U-Net based Methods for the Postprocessing of Precipitation Ensemble Forecasting

Most Numerical Weather Prediction (NWP) systems use statistical postprocessing methods to correct for bias and underdispersion errors made by ensemble forecasting. This underdispersion leads to an underestimation of extreme events. Thus, many statistical postprocessing methods have been used to take into consideration the extremal behavior of meteorological phenomena such as precipitation. State-of-the-art techniques are based on Machine Learning combined with knowledge from Extreme Value Theory in order to improve forecasts. However, some of the best techniques do not consider the spatial dependency between locations.

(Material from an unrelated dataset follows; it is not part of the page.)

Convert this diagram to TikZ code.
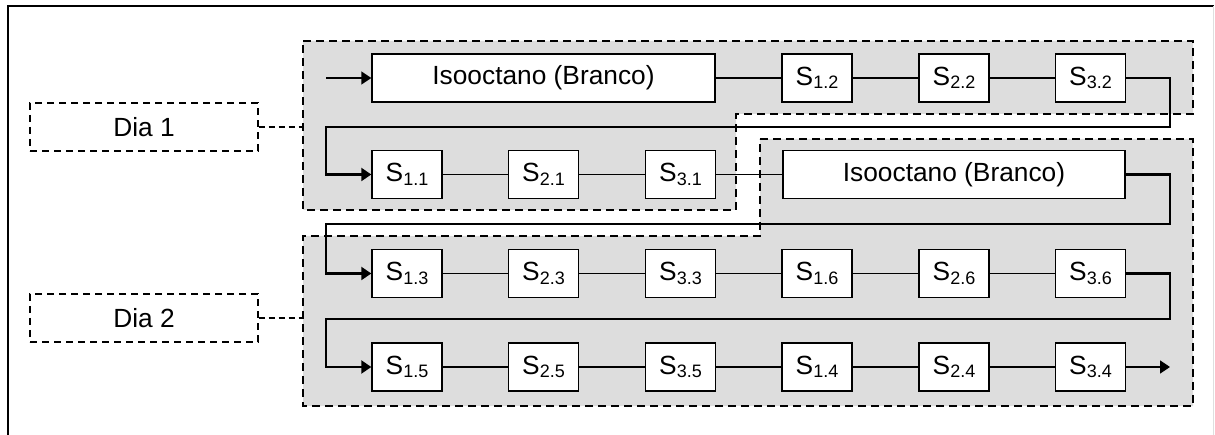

For example, Taillardat et al. (2019) trains a different Quantile Regression Forest at each location of interest and Rasp & Lerch (2018) uses neural networks with an embedding for the station's information in order to train a global model.
The dataset used corresponds to 3-h precipitation amounts produced by the radar-based observations of ANTILOPE and the 17-members ensemble forecast system called PEAROME. The dataset spans over the south of France with a grid resolution of 0.025 degrees. Our method uses a U-Net-like neural network in order to take into account the spatial structure of the data and the output of our model is a parameterized law at each grid point. Among the choices available in the literature, we focused on the Extended Generalized Pareto Distribution  and the truncated logistic with a point mass in 0. The model is trained by minimizing the scoring rules such as the Continuous Ranked Probability Score, the Log-Score or weighted versions of the aforementioned scoring rules. The method developed here is then compared to the raw ensemble as well as state-of-the-art techniques through scoring rules, skill scores and ROC curves.

References :

• L. Pacchiardi, R. Adewoyin, P. Dueben, and R. Dutta. Probabilistic forecasting with generative networks via scoring rule minimization. Dec. 2021. arXiv:2112.08217
  
• M. Taillardat, A.-L. Fougères, P. Naveau, and O. Mestre. Forest-based and semiparametric methods for the postprocessing of rainfall ensemble forecasting. Weather and Forecasting, 34(3):617–634, jun 2019. doi: 10.1175/waf-d-18-0149.1.